In 2017, CGEE Director Tracy Fredin invited Guillot to Minnesota to its Rivers Institute where there were also six teachers from Hawaii there with another CGEE project. During a trip up the headwaters of the Mississippi River at Itasca State Park, Guillot got to know the teachers of Kekula Niihau O Kekaha (KKNOK), a Niihau charter school. They explained they had few written resources with the Niihau language and hoped a grant they received would help provide them.
Fredin observed many similarities in the two groups and proposed a social experiment or “gumbo of cultures” with the book project.
They hit it off.
“It is amazing how much our cultures are alike,” Guillot said. “The genuine love of family and food is at the root of it all. They are just a wonderful group of people and we all bonded very quickly.”
From this point, they collaborated on the book, one that would educate them about the wetlands of Louisiana. Guillot wrote the book and provided the images of Louisiana swamps and Fredin worked with a KKNOK teacher to translate it from English to Niihau.
“When I learned more about the KKNOK book project, I immediately wanted to be a part of it,” Guillot said. “Hawaii’s Kauai Island where the students reside is well regarded as a paradise, but it is an entirely different ecosystem than what we have here. I wanted to share some of the beauty of our Louisiana wetlands and the creatures that live here.”
Fredin said the experience taught them to expand from “One River Thinking” to “One Water Thinking” expanding from the strong bond between the Mississippi River headwaters and the Delta, to now crossing beyond, across the Pacific Ocean.
“Caring for the environment transcends our location,” Fredin said.
The project was also a landmark for Guillot, whose works have been included in books. But he said this is the first time he’s had his name on one as its author.

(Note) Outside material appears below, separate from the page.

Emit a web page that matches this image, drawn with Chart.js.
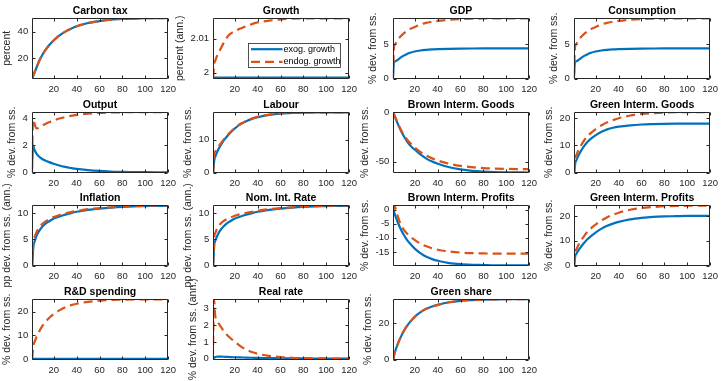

“Even though it is not rich in plot, being a counting book, knowing what it stands for makes me incredibly proud and thankful to Hamline’s University’s CGEE and to Louisiana’s Meraux Foundation for giving me the opportunity to be a part of this,” he said.
The Hawaiians were equally appreciative to meet Guillot.
“Words cannot express how grateful I am to have met Barry,” said Kekaha School Director Tia Koerte. “I was moved to tears by this book. Barry is a true gem and we are so blessed to have Ohana like him to help us in perpetuating our native language. From the bottom of my heart … Mahalo nui loa (Thank you very much). We are forever grateful.”
The book is $22 hardback and $12 paperback available at Wetland Watcher events and Harry Hurst Middle School. Upon request, Guillot will personalize and sign the books in Niiahu language. All proceeds from the sales will go to the CGEE book project and the Wetland Watchers project.